Libertarians have as much of an agenda as anyone else.  They may not be on "the other side" but they are on a side.  The reach ideological conclusions based on what they believe, and then argue in support of these ideological beliefs.  They shape their conclusions based on what they have as their intention, not changing their intention, based upon what the reality would say.  Like, for example, if someone showed numerous information on how a single-payer run system for healthcare produces superior results to the best intentioned free market solutions, in no way would Reason EVER go with it.  They would just keep looking to try to spin the argument their way.

Of course they have an agenda. Basically anyone who is going to bother to run a political website does. But at least it's an ideological one in their case rather than a partisan one, so their arguments tend to be rather more substantive than the usual reflexive naysaying. They don't change their tune according to whatever is the stupid party line of the day, and they even take apart the Libertarian Party since it's a hopeless mess and they don't feel beholden to it.

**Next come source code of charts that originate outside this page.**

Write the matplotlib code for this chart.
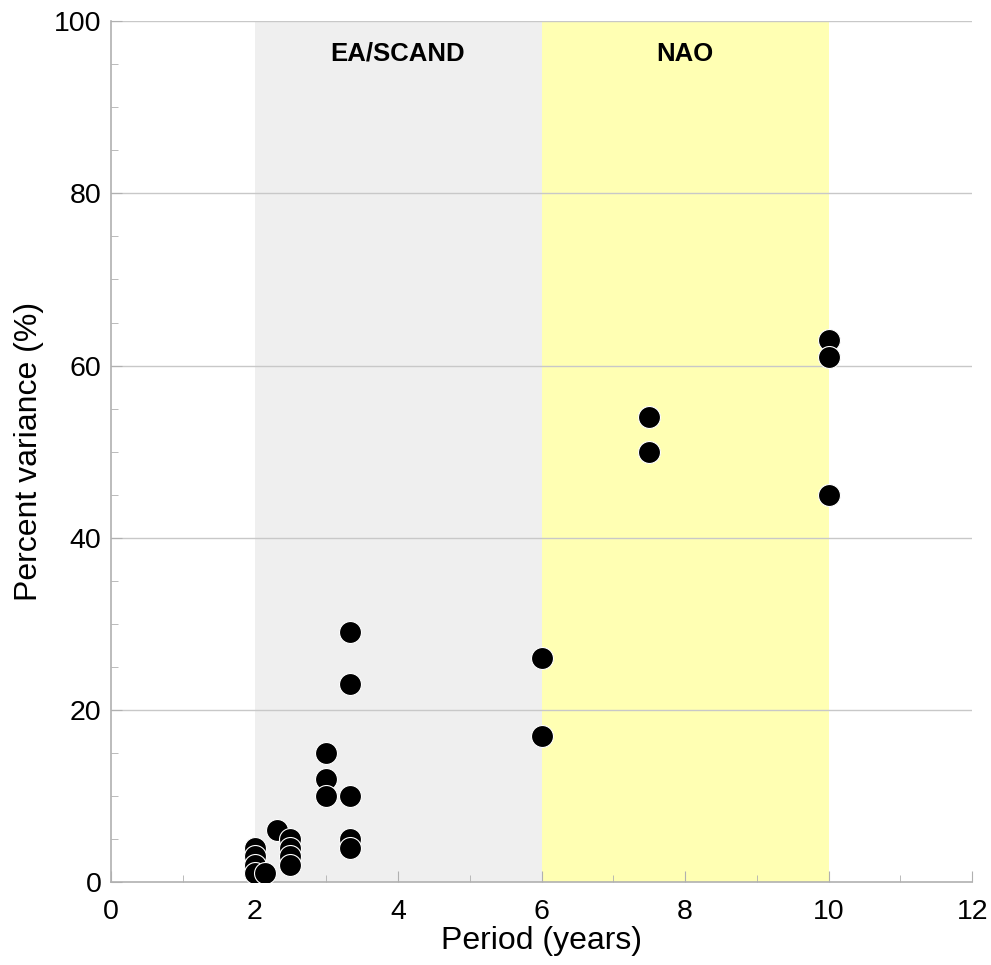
import matplotlib.pyplot as plt
from matplotlib.ticker import MultipleLocator

plt.rcParams['font.family'] = ['Liberation Sans', 'DejaVu Sans']

# period (years) and percent variance of each spectral peak
period = [2, 2, 2, 2, 2.14, 2.31, 2.5, 2.5, 2.5, 2.5,
          3, 3, 3, 3.33, 3.33, 3.33, 3.33, 3.33,
          6, 6, 7.5, 7.5, 10, 10, 10]
variance = [4, 3, 2, 1, 1, 6, 5, 4, 3, 2,
            15, 12, 10, 29, 23, 10, 5, 4,
            26, 17, 54, 50, 63, 61, 45]

bands = [(2, 6, '#efefef', 'EA/SCAND'), (6, 10, '#ffffb3', 'NAO')]

fig = plt.figure(figsize=(9.91, 9.65), dpi=100)
ax = fig.add_axes([0.112, 0.086, 0.869, 0.892])

for x0, x1, col, lab in bands:
    ax.axvspan(x0, x1, color=col, zorder=0, lw=0)
    ax.text((x0 + x1) / 2, 96.2, lab, ha='center', va='center',
            fontsize=18.5, fontweight='bold')

for yv in range(20, 101, 20):
    ax.axhline(yv, color='#c8c8c8', lw=1, zorder=1)

ax.scatter(period, variance, s=250, c='black', edgecolors='white',
           linewidths=0.8, zorder=3)

ax.set_xlim(0, 12)
ax.set_ylim(0, 100)
ax.xaxis.set_major_locator(MultipleLocator(2))
ax.xaxis.set_minor_locator(MultipleLocator(1))
ax.yaxis.set_major_locator(MultipleLocator(20))
ax.yaxis.set_minor_locator(MultipleLocator(5))
ax.tick_params(which='both', direction='in', color='#b0b0b0', labelsize=20.5)
ax.tick_params(which='major', length=8)
ax.tick_params(which='minor', length=5)
ax.tick_params(axis='x', pad=12)
ax.tick_params(axis='y', pad=7)

for side in ['top', 'right']:
    ax.spines[side].set_visible(False)
for side in ['left', 'bottom']:
    ax.spines[side].set_color('#b0b0b0')
    ax.spines[side].set_linewidth(1.2)

ax.set_xlabel('Period (years)', fontsize=23, labelpad=1)
ax.set_ylabel('Percent variance (%)', fontsize=23, labelpad=7)

fig.savefig('out.png', dpi=100)
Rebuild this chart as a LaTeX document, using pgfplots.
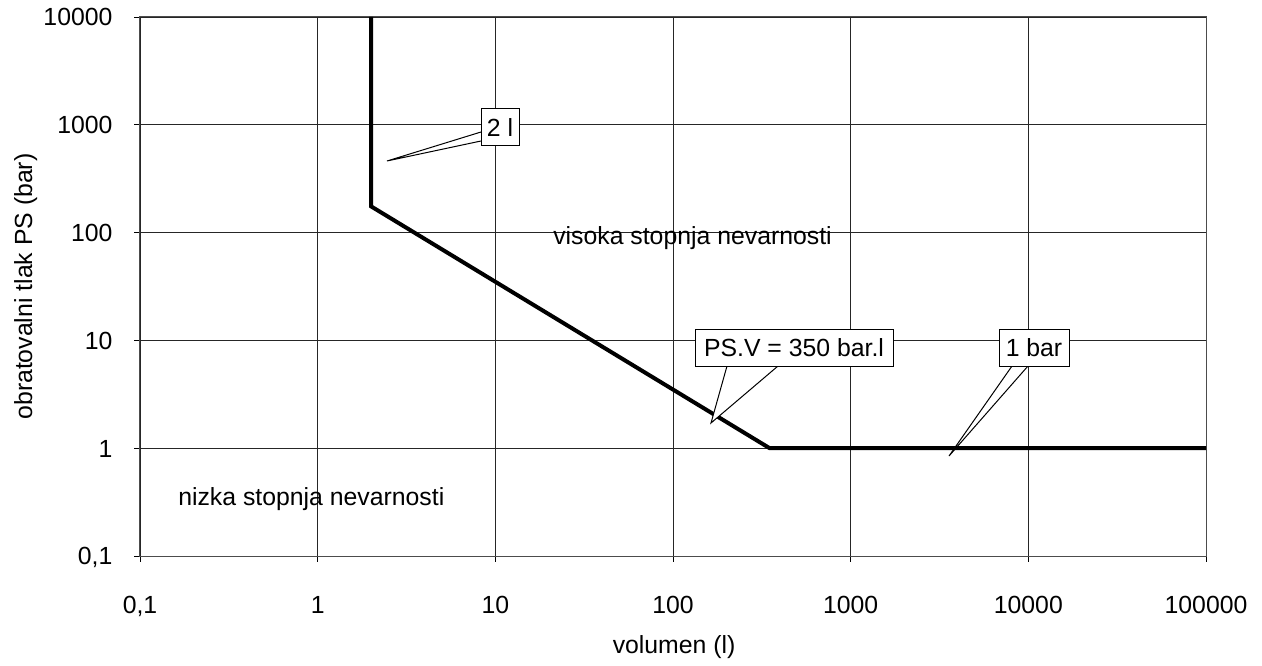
\documentclass[border=0pt]{standalone}
\usepackage{pgfplots}
\pgfplotsset{compat=1.18}
\usepackage{fontspec}
\setmainfont{Liberation Sans}

\begin{document}
\begin{tikzpicture}[font=\fontsize{18.6}{22}\selectfont]
% page = 1262 x 666 px, 1 px = 0.75 pt, origin top left
\path[use as bounding box] (0,0) rectangle (946.5pt,-499.5pt);

\begin{axis}[
    at={(105pt,-417pt)}, anchor=south west,
    scale only axis,
    width=799.5pt, height=404.25pt,
    font=\fontsize{18.6}{22}\selectfont,
    xmode=log, ymode=log,
    xmin=0.1, xmax=100000,
    ymin=0.1, ymax=10000,
    xtick={0.1,1,10,100,1000,10000,100000},
    xticklabels={{\mbox{0,1}},\mbox{1},\mbox{10},\mbox{100},\mbox{1000},\mbox{10000},\mbox{100000}},
    ytick={0.1,1,10,100,1000,10000},
    yticklabels={{\mbox{0,1}},\mbox{1},\mbox{10},\mbox{100},\mbox{1000},\mbox{10000}},
    xminorticks=false, yminorticks=false,
    xtick pos=bottom, ytick pos=left,
    tick align=outside,
    major tick length=4.5pt,
    tick style={black, line width=0.6pt},
    grid=major,
    major grid style={black!85, line width=0.6pt},
    axis line style={black!70, line width=0.75pt},
    xticklabel style={anchor=base, inner sep=0pt, yshift=-39pt},
    yticklabel style={anchor=base east, inner sep=0pt, xshift=-16pt, yshift=-6.6pt},
    xlabel={volumen (l)},
    ylabel={obratovalni tlak PS (bar)},
    xlabel style={at={(axis description cs:0.501,-0.1818)}, anchor=base, inner sep=0pt},
    ylabel style={at={(axis description cs:-0.1013,0.5)}, anchor=base, inner sep=0pt},
]
\addplot[black, line width=3pt, line join=miter] coordinates {
    (2,10000) (2,175) (350,1) (100000,1)
};
\end{axis}

\begin{scope}[x=0.75pt, y=-0.75pt]
  \node[anchor=base west, inner sep=0pt] at (553,245) {visoka stopnja nevarnosti};
  \node[anchor=base west, inner sep=0pt] at (178,505) {nizka stopnja nevarnosti};

  % callout "2 l"
  \filldraw[fill=white, draw=black, line width=0.75pt] (481,132) -- (387,161) -- (481,141);
  \filldraw[fill=white, draw=black, line width=0.75pt] (481,109) rectangle (519,146);
  \node at (500,127.5) {2 l};

  % callout "PS.V = 350 bar.l"
  \filldraw[fill=white, draw=black, line width=0.75pt] (727,366) -- (711,423) -- (778,366);
  \filldraw[fill=white, draw=black, line width=0.75pt] (695,329) rectangle (893,366);
  \node at (794,347.5) {PS.V = 350 bar.l};

  % callout "1 bar"
  \filldraw[fill=white, draw=black, line width=0.75pt] (1012,366) -- (949,456) -- (1028,366);
  \filldraw[fill=white, draw=black, line width=0.75pt] (999,329) rectangle (1069,366);
  \node at (1034,347.5) {1 bar};
\end{scope}
\end{tikzpicture}
\end{document}
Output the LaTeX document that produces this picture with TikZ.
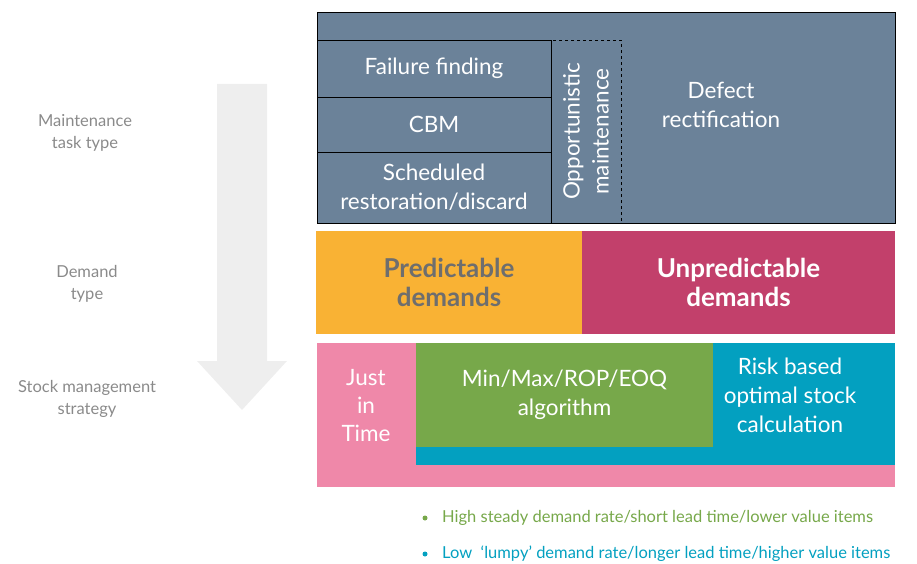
\documentclass[tikz,border=0pt]{standalone}
\usepackage{fontspec}
\setmainfont{Lato}
\usetikzlibrary{positioning}
\definecolor{slate}{HTML}{6B8299}
\definecolor{predorange}{HTML}{F9B234}
\definecolor{unpredred}{HTML}{C2406B}
\definecolor{jitpink}{HTML}{EF88A9}
\definecolor{eoqgreen}{HTML}{77A84A}
\definecolor{riskblue}{HTML}{03A0C0}
\definecolor{labelgrey}{HTML}{8A8A8A}
\definecolor{arrowgrey}{HTML}{EEEEEE}
\definecolor{darktext}{HTML}{6E6E6E}

\begin{document}
\begin{tikzpicture}[x=1pt,y=-1pt,font=\fontsize{22.5}{29}\selectfont]
	\tikzstyle{box}=[anchor=north west, inner sep=0pt, outer sep=0pt, text=white, align=center]
	\tikzstyle{taskbox}=[box, draw=black, thick, fill=slate]
	\tikzstyle{demandbox}=[box, font=\fontsize{26}{29}\selectfont\bfseries]
	\tikzstyle{side}=[text=labelgrey, align=center, font=\fontsize{16.5}{22}\selectfont]
	\tikzstyle{bullet}=[anchor=west, inner sep=0pt, font=\fontsize{16.5}{20}\selectfont]

	\useasboundingbox (0,0) rectangle (917,564);

	% big arrow on the left
	\fill[arrowgrey] (217,84) -- (267,84) -- (267,361) -- (287,361) -- (242,410) -- (197,361) -- (217,361) -- cycle;

	\node[side] (lmaint) at (85,133) {Maintenance\\task type};
	\node[side] (ldemand) at (87,284) {Demand\\type};
	\node[side] (lstock) at (87,399) {Stock management\\strategy};

	% maintenance task type
	\node[taskbox, minimum width=578, minimum height=211] (maint) at (317,12) {};
	\node[taskbox, minimum width=234, minimum height=57] (ff) at (317,40) {Failure finding};
	\node[taskbox, minimum width=234, minimum height=55] (cbm) at (317,97) {CBM};
	\node[taskbox, minimum width=234, minimum height=71] (sched) at (317,152) {Scheduled\\restoration/discard};
	\node[box, draw=black, thick, dashed, minimum width=70, minimum height=183] (opp) at (551,40) {};
	\node[rotate=90, text=white, align=center] (opptext) at (opp.center) {Opportunistic\\maintenance};
	\node[text=white, align=center] (defect) at (721,105) {Defect\\rectification};

	% demand type
	\node[demandbox, fill=predorange, text=darktext, minimum width=266, minimum height=103] (pred) at (316,231) {Predictable\\demands};
	\node[demandbox, fill=unpredred, minimum width=313, minimum height=103] (unpred) at (582,231) {Unpredictable\\demands};

	% stock management strategy
	\node[box, fill=jitpink, minimum width=578, minimum height=144] (jit) at (317,343) {};
	\node[text=white, align=center, font=\fontsize{22.5}{28}\selectfont] (jittext) at (366,406) {Just\\in\\Time};
	\node[box, fill=riskblue, minimum width=479, minimum height=122] (risk) at (416,343) {};
	\node[box, fill=eoqgreen, minimum width=297, minimum height=104] (eoq) at (416,343) {Min/Max/ROP/EOQ\\algorithm};
	\node[text=white, align=center] (risktext) at (790,395) {Risk based\\optimal stock\\calculation};

	% legend
	\fill[eoqgreen] (425,518) circle (2.5);
	\node[bullet, text=eoqgreen] (high) at (442,518) {High steady demand rate/short lead time/lower value items};
	\fill[riskblue] (425,554) circle (2.5);
	\node[bullet, text=riskblue] (low) at (442,554) {Low \ `lumpy' demand rate/longer lead time/higher value items};

\end{tikzpicture}
\end{document}
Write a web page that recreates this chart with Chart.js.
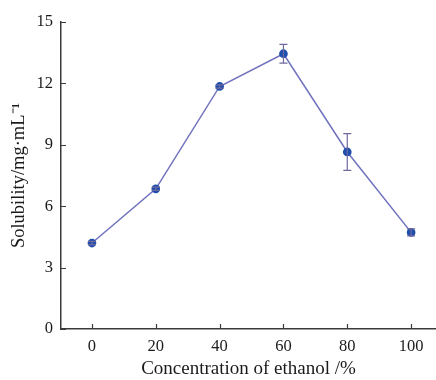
<!DOCTYPE html>
<html>
<head>
<meta charset="utf-8">
<script src="https://cdn.jsdelivr.net/npm/chart.js@4.4.1/dist/chart.umd.min.js"></script>
<style>
  html, body { margin: 0; padding: 0; background: #fff; }
  #wrap { width: 436px; height: 380px; }
</style>
</head>
<body>
<div id="wrap"><canvas id="solChart" width="436" height="380"></canvas></div>
<script>
// ethanol concentration (%) and measured solubility (mg/mL)
const concentration = [0, 20, 40, 60, 80, 100];
const solubility = [4.2, 6.85, 11.85, 13.45, 8.65, 4.72];
const errors = [0.08, 0.08, 0.08, 0.46, 0.9, 0.17];

const xTicks = [0, 20, 40, 60, 80, 100];
const yTicks = [0, 3, 6, 9, 12, 15];

const axisColor = '#3a3a3a';
const serif = "'Liberation Serif', 'Times New Roman', serif";

// inward tick marks + error bars, drawn from the scales
const extras = {
    id: 'extras',
    afterDatasetsDraw(chart){
        const ctx = chart.ctx;
        const xs = chart.scales.x;
        const ys = chart.scales.y;
        const area = chart.chartArea;

        ctx.save();
        ctx.strokeStyle = axisColor;
        ctx.lineWidth = 1.2;
        ctx.beginPath();
        xTicks.forEach(v => {
            const px = Math.round(xs.getPixelForValue(v)) + 0.5;
            ctx.moveTo(px, area.bottom);
            ctx.lineTo(px, area.bottom - 5);
        });
        yTicks.forEach(v => {
            const py = Math.round(ys.getPixelForValue(v)) + 0.5;
            ctx.moveTo(area.left, py);
            ctx.lineTo(area.left + 5, py);
        });
        ctx.stroke();

        ctx.strokeStyle = '#6f6a9e';
        ctx.lineWidth = 1.2;
        ctx.beginPath();
        concentration.forEach((c, i) => {
            const px = xs.getPixelForValue(c);
            const top = ys.getPixelForValue(solubility[i] + errors[i]);
            const bot = ys.getPixelForValue(solubility[i] - errors[i]);
            ctx.moveTo(px, top);
            ctx.lineTo(px, bot);
            ctx.moveTo(px - 4, top);
            ctx.lineTo(px + 4, top);
            ctx.moveTo(px - 4, bot);
            ctx.lineTo(px + 4, bot);
        });
        ctx.stroke();
        ctx.restore();
    }
};

new Chart(
    document.getElementById('solChart'),
    {
        type: 'line',
        data: {
            datasets: [{
                data: concentration.map((c, i) => ({ x: c, y: solubility[i] })),
                borderColor: '#7072bd',
                borderWidth: 1.5,
                pointBackgroundColor: '#1f4fae',
                pointBorderColor: '#1f4fae',
                pointRadius: 3.6,
                tension: 0
            }]
        },
        options: {
            responsive: false,
            animation: false,
            layout: { autoPadding: false, padding: { top: 22, right: 0, left: 0, bottom: 0 } },
            plugins: { legend: { display: false }, tooltip: { enabled: false } },
            scales: {
                x: {
                    type: 'linear',
                    min: -9.7,
                    max: 107.8,
                    afterBuildTicks: s => { s.ticks = xTicks.map(v => ({ value: v })); },
                    afterFit: s => { s.height = 51; s.paddingRight = 0; s.paddingLeft = 0; },
                    grid: { display: false, drawTicks: false },
                    border: { color: axisColor, width: 1.5 },
                    ticks: { color: '#1a1a1a', padding: 8, font: { family: serif, size: 16.5 } },
                    title: {
                        display: true,
                        text: 'Concentration of ethanol /%',
                        color: '#1a1a1a',
                        padding: { top: 1, bottom: 0 },
                        font: { family: serif, size: 19 }
                    }
                },
                y: {
                    min: 0,
                    max: 15,
                    afterBuildTicks: s => { s.ticks = yTicks.map(v => ({ value: v })); },
                    afterFit: s => { s.width = 61; },
                    grid: { display: false, drawTicks: false },
                    border: { color: axisColor, width: 1.5 },
                    ticks: { color: '#1a1a1a', padding: 8, font: { family: serif, size: 16.5 } },
                    title: {
                        display: true,
                        text: 'Solubility/mg·mL⁻¹',
                        color: '#1a1a1a',
                        padding: { top: 8, bottom: 0 },
                        font: { family: serif, size: 18.5 }
                    }
                }
            }
        },
        plugins: [extras]
    });
</script>
</body>
</html>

While one can argue that politically biased, driven by building a coalition to gain and maintain control over political offices is the near the bottom of the barrel as far as good goes (maybe just doing it for the money and having no ethics is worse), it doesn't mean being ideologically driven doesn't have its own problems and isn't good.  Libertarians are a prime example of this, as would about any ideologically driven group.   The problem is a denial of reality, which ends up doing biased filtering and seeing what is going on and adjust to it.  And apparently Reason is even more ideologically driven than the Libertarian Party is, based on what you said.  The ideologically driven person really doesn't do much in the world at all.  MAYBE if they have a business, they can do things, but what they do has little to do with their ideology and more with how they serve and solve problems.  There is the religious angle, and they have agendas.  But I would say very likely anything they do that would fit the agenda would have to be tied back to actually serving people and doing things pragmatically.